──────── INFORMATION PROVIDED

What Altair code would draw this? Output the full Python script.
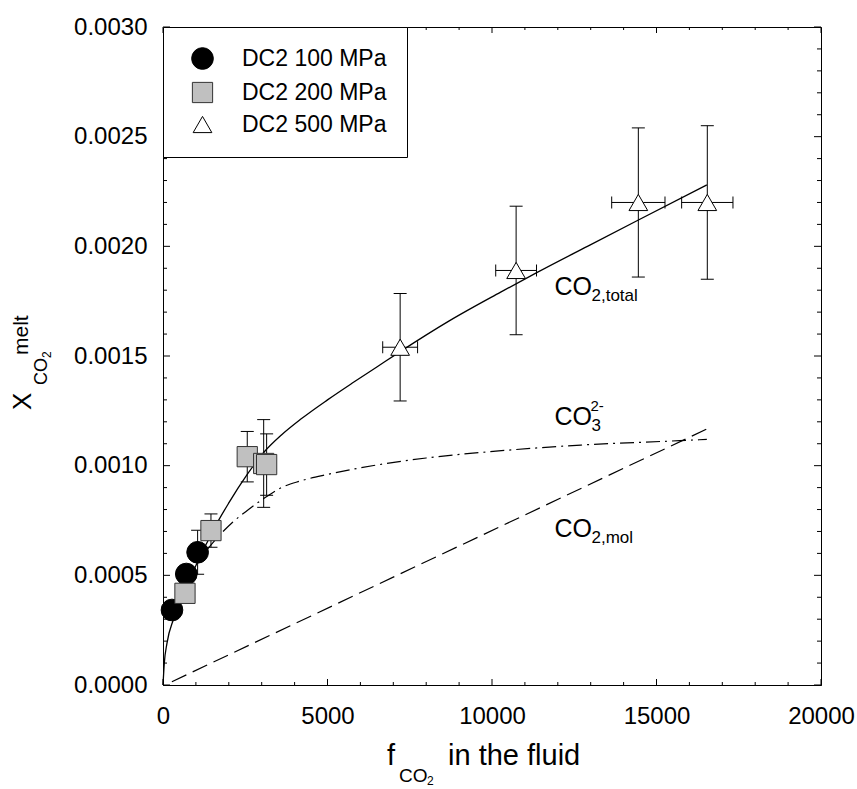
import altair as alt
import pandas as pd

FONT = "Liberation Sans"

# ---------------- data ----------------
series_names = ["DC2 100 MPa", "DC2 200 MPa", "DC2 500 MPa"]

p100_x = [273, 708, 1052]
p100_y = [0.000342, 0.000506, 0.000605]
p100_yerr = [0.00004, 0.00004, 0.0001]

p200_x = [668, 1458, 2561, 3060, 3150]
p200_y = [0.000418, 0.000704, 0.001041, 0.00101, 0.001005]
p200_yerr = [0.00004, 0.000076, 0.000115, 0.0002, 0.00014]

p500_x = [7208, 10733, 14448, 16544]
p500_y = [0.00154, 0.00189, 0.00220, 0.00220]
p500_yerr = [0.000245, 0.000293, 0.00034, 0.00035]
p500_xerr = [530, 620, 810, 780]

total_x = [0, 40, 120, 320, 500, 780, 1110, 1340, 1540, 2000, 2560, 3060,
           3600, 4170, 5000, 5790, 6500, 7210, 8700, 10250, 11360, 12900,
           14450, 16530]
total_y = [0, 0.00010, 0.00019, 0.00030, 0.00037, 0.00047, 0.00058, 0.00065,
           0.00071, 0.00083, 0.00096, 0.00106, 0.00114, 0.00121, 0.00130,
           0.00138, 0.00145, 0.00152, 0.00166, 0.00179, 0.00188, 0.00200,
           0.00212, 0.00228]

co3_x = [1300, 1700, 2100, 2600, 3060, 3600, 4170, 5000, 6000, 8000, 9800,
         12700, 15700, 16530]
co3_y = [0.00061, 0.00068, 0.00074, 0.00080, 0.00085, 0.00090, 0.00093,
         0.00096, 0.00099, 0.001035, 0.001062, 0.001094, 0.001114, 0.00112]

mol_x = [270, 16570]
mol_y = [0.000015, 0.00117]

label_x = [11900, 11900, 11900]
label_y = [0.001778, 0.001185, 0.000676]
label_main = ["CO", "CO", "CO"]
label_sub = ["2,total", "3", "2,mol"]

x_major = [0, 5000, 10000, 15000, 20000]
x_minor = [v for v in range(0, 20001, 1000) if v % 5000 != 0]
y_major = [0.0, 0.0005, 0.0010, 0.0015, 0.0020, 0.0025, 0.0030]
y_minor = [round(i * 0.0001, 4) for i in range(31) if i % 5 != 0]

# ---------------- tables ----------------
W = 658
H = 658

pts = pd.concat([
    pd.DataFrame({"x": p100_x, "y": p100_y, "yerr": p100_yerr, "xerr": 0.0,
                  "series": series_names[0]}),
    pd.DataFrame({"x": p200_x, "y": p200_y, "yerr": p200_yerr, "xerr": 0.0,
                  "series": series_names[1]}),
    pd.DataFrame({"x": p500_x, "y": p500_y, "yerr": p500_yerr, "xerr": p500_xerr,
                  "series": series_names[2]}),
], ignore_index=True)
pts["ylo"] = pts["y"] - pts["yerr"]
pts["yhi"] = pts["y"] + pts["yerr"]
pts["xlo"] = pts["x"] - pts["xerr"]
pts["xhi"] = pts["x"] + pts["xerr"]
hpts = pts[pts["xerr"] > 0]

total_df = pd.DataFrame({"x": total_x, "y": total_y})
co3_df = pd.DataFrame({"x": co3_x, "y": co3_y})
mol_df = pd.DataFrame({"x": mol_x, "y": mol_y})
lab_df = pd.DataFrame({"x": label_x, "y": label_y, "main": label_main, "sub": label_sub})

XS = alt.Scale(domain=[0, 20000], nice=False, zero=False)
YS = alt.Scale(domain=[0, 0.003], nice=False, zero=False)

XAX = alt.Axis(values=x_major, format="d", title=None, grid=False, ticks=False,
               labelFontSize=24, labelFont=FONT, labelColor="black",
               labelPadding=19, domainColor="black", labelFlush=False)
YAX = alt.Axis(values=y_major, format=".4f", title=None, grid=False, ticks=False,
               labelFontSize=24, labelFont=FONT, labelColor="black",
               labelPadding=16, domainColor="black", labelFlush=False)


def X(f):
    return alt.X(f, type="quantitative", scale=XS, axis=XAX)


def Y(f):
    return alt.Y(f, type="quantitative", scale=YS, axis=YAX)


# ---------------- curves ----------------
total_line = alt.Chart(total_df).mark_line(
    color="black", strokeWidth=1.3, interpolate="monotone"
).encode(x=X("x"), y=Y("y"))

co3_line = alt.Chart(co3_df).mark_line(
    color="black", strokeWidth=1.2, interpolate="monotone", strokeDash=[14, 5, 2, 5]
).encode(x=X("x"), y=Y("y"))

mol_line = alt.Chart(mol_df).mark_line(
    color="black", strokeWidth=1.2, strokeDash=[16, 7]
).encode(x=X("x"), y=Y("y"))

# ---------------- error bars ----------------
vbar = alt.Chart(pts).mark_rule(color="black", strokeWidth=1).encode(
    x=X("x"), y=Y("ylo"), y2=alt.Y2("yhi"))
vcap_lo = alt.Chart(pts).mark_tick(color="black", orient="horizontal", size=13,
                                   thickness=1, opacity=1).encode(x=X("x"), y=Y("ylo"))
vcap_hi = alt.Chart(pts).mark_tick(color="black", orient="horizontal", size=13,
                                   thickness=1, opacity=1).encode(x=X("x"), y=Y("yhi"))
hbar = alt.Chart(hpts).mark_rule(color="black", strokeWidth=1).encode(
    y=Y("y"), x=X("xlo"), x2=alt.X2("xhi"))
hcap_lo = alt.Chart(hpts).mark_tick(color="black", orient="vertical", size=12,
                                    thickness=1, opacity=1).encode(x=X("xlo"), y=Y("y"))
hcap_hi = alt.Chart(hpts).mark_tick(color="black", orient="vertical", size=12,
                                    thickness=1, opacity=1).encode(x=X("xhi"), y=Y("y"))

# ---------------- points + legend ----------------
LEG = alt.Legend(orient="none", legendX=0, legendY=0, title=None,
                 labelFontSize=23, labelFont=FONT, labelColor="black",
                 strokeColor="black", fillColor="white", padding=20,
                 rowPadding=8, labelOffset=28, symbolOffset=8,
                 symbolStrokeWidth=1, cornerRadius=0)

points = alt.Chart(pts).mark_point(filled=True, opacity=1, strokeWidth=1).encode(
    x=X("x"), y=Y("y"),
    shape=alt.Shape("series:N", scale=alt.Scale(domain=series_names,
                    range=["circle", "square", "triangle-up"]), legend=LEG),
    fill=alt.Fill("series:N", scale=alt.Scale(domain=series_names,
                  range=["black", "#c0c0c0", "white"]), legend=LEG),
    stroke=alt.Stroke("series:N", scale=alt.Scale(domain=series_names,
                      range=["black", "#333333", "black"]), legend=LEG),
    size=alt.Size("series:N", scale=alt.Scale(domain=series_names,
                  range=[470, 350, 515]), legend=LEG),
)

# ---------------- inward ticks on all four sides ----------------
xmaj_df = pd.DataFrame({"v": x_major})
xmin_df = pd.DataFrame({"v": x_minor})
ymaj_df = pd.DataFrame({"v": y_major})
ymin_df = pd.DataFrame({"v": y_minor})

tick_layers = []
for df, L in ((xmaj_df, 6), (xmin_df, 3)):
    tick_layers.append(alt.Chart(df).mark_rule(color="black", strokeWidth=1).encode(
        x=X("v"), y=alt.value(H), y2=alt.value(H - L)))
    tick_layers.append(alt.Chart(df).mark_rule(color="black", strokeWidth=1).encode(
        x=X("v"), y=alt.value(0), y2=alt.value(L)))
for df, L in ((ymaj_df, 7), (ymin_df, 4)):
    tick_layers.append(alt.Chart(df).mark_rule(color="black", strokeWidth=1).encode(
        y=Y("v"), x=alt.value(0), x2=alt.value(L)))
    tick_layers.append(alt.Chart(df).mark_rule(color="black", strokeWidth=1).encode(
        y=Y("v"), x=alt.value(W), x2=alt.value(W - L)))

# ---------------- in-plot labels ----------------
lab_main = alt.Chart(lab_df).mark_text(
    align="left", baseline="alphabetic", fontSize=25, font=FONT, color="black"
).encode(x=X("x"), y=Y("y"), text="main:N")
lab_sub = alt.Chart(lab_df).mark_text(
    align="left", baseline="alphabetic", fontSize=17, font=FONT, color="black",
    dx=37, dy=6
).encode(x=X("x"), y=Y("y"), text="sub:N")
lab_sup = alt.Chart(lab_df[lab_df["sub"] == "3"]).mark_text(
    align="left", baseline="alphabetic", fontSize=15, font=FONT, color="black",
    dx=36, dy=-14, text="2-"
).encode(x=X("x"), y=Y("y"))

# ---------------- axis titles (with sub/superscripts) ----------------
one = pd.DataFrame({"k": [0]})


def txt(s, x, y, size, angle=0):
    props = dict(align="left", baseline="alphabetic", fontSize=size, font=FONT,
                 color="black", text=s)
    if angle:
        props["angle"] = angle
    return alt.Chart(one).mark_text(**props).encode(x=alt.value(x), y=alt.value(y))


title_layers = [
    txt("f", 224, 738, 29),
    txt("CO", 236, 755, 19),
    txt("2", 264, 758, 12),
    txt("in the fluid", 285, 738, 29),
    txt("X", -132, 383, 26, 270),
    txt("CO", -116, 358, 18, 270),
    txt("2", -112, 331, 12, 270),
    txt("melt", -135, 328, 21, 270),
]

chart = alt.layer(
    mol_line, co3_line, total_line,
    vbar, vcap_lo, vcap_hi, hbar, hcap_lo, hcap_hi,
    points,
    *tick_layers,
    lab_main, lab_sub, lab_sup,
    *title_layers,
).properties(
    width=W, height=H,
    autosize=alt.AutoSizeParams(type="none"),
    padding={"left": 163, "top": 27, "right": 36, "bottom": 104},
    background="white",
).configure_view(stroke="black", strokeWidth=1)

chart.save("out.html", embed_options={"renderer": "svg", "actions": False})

────────────────

Look at the listing and set down only the lines from its start through the line with "p500_xerr = [530, 620, 810, 780]", word for word and without pictures.

◆ COMPLETE RESPONSE ◆
What Altair code would draw this? Output the full Python script.
import altair as alt
import pandas as pd

FONT = "Liberation Sans"

# ---------------- data ----------------
series_names = ["DC2 100 MPa", "DC2 200 MPa", "DC2 500 MPa"]

p100_x = [273, 708, 1052]
p100_y = [0.000342, 0.000506, 0.000605]
p100_yerr = [0.00004, 0.00004, 0.0001]

p200_x = [668, 1458, 2561, 3060, 3150]
p200_y = [0.000418, 0.000704, 0.001041, 0.00101, 0.001005]
p200_yerr = [0.00004, 0.000076, 0.000115, 0.0002, 0.00014]

p500_x = [7208, 10733, 14448, 16544]
p500_y = [0.00154, 0.00189, 0.00220, 0.00220]
p500_yerr = [0.000245, 0.000293, 0.00034, 0.00035]
p500_xerr = [530, 620, 810, 780]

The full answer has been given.